As you certainly have observed quite some amount of code is needed. Furthermore, when you execut it you will observe that a WholeStageCodegen stage is added to execute the custom JVM based UDF. This is not the case for this catalyst native implementation of exact percentiles which nowadays ships directly out of the box with spark (at least for 3.0.1 which I am working with).

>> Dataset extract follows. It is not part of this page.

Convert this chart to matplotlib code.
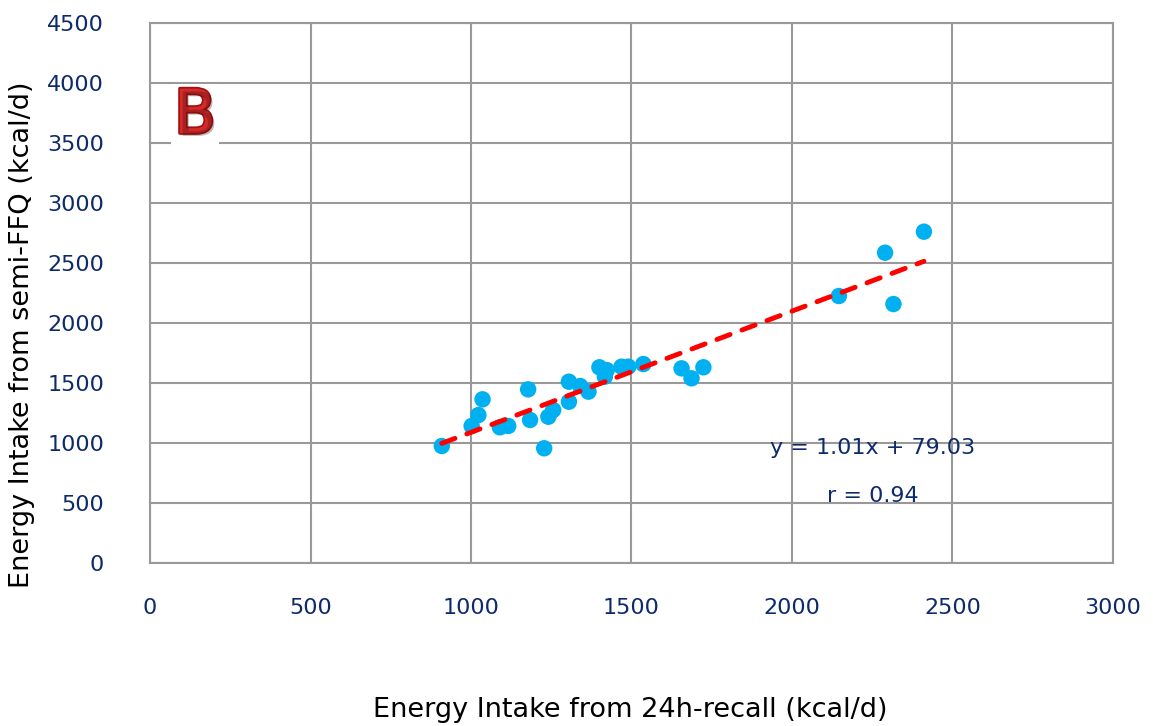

percsdf = sdf.groupBy("category").agg(expr("percentile(foo, array(0.25, 0.5, 0.75))").alias("foo_percentiles"))
percsdf.show()

from pyspark.sql import DataFrame

# base on:
# perc_df.withColumn('xx', col('foo_percentiles').getItem(0).getItem('value')).show()
def unpack_percentiles_exact(percentiles, columns = None):
    """
    Extracts the output of `exactPercentilesUDF` (i.e. Array of percentile value and percentile) to separate columns for better downstream handling
    Based on the idea of https://github.com/apache/spark/pull/23877 and https://mungingdata.com/pyspark/chaining-dataframe-transformations/
    """
    def _(df: DataFrame):
        if columns is None:
            columns_with_percentiles = [c for c in df.columns if '_percentiles' in c]
        else:
            columns_with_percentiles = [f'{c}_percentiles' for c in columns]
            
        for c in columns_with_percentiles:
            print(c)
            for i,p in enumerate(percentiles):
                p_string = str(p).replace(".", "")
                print(f"{c}_{p_string}")
                df = df.withColumn(f"{c}_{p_string}", col(c).getItem(i))
            df = df.drop(c)
        return df
    return _
    
percsdf.transform(unpack_percentiles_exact([0.25, 0.5, 0.75])).show()

I like that this native implementation is even faster than my hand-rolled variant! Furthermore, the amount of code needed is dreastically reduced. Also no two separate code-bases and a custom build in scala are required. This drastically simplifes the calculation of percentiles and makes it accessible to many more people.

TLDR

Spark supports a percentile SQL function to compute exact percentiles. It is not scalable (similar to my custom implementation) and needs to fit all values (i.e. for a key) into RAM. So far, I have not found it in the python or Scala API - therefore it needs to be executed using the string based expr("percentile(my_column, array(0.25, 0.5, 0.75))") notation.

I have learnt quite some things of how to integrate pySpark with its more native Scala API to keep things fast.